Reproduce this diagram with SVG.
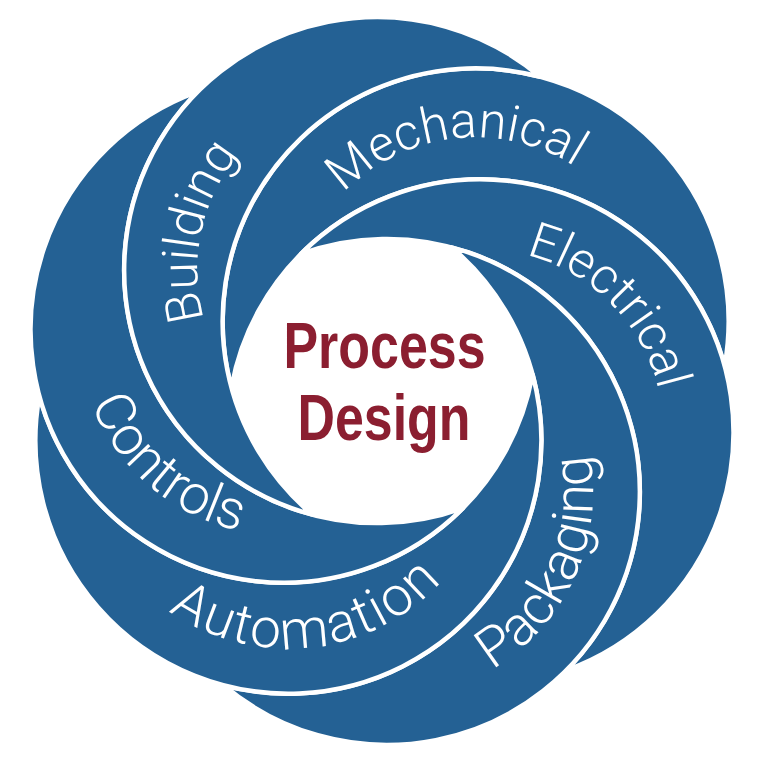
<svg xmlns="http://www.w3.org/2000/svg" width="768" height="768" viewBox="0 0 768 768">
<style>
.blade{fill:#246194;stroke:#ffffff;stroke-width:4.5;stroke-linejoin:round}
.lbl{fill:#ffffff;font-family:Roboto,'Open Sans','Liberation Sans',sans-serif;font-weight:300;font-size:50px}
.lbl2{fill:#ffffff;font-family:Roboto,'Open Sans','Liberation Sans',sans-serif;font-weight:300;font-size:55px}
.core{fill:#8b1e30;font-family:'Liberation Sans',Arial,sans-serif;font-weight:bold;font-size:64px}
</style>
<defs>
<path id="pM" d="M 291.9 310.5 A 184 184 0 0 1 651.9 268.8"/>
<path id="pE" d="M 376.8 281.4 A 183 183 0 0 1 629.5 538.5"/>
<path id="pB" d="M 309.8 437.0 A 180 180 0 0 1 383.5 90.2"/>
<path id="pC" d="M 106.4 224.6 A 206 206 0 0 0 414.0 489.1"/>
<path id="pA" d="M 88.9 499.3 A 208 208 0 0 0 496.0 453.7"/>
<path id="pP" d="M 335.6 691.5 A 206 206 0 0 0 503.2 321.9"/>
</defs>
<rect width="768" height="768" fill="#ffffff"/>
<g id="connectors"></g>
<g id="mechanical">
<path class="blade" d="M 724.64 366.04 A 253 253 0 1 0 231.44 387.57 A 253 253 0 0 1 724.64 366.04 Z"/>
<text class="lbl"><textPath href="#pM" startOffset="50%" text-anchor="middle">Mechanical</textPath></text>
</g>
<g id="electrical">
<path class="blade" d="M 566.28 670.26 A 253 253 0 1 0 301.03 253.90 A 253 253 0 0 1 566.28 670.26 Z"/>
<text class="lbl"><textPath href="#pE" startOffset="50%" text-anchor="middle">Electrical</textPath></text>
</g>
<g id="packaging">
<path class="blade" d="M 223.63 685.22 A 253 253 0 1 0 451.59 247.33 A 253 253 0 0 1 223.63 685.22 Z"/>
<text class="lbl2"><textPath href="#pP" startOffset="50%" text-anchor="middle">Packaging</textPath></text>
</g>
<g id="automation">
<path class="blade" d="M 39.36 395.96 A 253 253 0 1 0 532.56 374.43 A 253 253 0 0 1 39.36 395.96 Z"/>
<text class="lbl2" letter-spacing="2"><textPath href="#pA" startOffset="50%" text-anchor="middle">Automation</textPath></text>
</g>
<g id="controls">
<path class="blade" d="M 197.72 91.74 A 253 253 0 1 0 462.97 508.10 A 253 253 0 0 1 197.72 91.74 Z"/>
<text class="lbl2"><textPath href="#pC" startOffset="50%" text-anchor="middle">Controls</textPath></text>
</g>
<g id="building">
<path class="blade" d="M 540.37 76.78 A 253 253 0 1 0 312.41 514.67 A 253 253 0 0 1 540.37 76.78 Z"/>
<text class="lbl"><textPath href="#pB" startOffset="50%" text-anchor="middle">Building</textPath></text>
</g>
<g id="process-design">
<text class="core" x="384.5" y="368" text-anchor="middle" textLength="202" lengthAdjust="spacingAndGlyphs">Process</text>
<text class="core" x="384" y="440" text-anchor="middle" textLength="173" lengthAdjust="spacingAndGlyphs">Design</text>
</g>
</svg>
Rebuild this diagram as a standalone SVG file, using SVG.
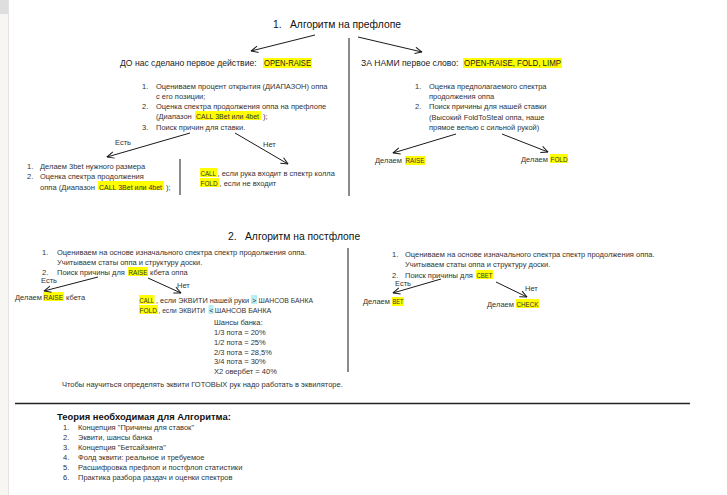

> [WORK REQUIRED] Except for the pictures, copy the material above exactly.

> [RESPONSE BELOW]
Reproduce this diagram with SVG.
<svg xmlns="http://www.w3.org/2000/svg" width="768" height="768" viewBox="0 0 768 768">
<style>
.blade{fill:#246194;stroke:#ffffff;stroke-width:4.5;stroke-linejoin:round}
.lbl{fill:#ffffff;font-family:Roboto,'Open Sans','Liberation Sans',sans-serif;font-weight:300;font-size:50px}
.lbl2{fill:#ffffff;font-family:Roboto,'Open Sans','Liberation Sans',sans-serif;font-weight:300;font-size:55px}
.core{fill:#8b1e30;font-family:'Liberation Sans',Arial,sans-serif;font-weight:bold;font-size:64px}
</style>
<defs>
<path id="pM" d="M 291.9 310.5 A 184 184 0 0 1 651.9 268.8"/>
<path id="pE" d="M 376.8 281.4 A 183 183 0 0 1 629.5 538.5"/>
<path id="pB" d="M 309.8 437.0 A 180 180 0 0 1 383.5 90.2"/>
<path id="pC" d="M 106.4 224.6 A 206 206 0 0 0 414.0 489.1"/>
<path id="pA" d="M 88.9 499.3 A 208 208 0 0 0 496.0 453.7"/>
<path id="pP" d="M 335.6 691.5 A 206 206 0 0 0 503.2 321.9"/>
</defs>
<rect width="768" height="768" fill="#ffffff"/>
<g id="connectors"></g>
<g id="mechanical">
<path class="blade" d="M 724.64 366.04 A 253 253 0 1 0 231.44 387.57 A 253 253 0 0 1 724.64 366.04 Z"/>
<text class="lbl"><textPath href="#pM" startOffset="50%" text-anchor="middle">Mechanical</textPath></text>
</g>
<g id="electrical">
<path class="blade" d="M 566.28 670.26 A 253 253 0 1 0 301.03 253.90 A 253 253 0 0 1 566.28 670.26 Z"/>
<text class="lbl"><textPath href="#pE" startOffset="50%" text-anchor="middle">Electrical</textPath></text>
</g>
<g id="packaging">
<path class="blade" d="M 223.63 685.22 A 253 253 0 1 0 451.59 247.33 A 253 253 0 0 1 223.63 685.22 Z"/>
<text class="lbl2"><textPath href="#pP" startOffset="50%" text-anchor="middle">Packaging</textPath></text>
</g>
<g id="automation">
<path class="blade" d="M 39.36 395.96 A 253 253 0 1 0 532.56 374.43 A 253 253 0 0 1 39.36 395.96 Z"/>
<text class="lbl2" letter-spacing="2"><textPath href="#pA" startOffset="50%" text-anchor="middle">Automation</textPath></text>
</g>
<g id="controls">
<path class="blade" d="M 197.72 91.74 A 253 253 0 1 0 462.97 508.10 A 253 253 0 0 1 197.72 91.74 Z"/>
<text class="lbl2"><textPath href="#pC" startOffset="50%" text-anchor="middle">Controls</textPath></text>
</g>
<g id="building">
<path class="blade" d="M 540.37 76.78 A 253 253 0 1 0 312.41 514.67 A 253 253 0 0 1 540.37 76.78 Z"/>
<text class="lbl"><textPath href="#pB" startOffset="50%" text-anchor="middle">Building</textPath></text>
</g>
<g id="process-design">
<text class="core" x="384.5" y="368" text-anchor="middle" textLength="202" lengthAdjust="spacingAndGlyphs">Process</text>
<text class="core" x="384" y="440" text-anchor="middle" textLength="173" lengthAdjust="spacingAndGlyphs">Design</text>
</g>
</svg>
Rebuild this diagram as a standalone SVG file, using SVG.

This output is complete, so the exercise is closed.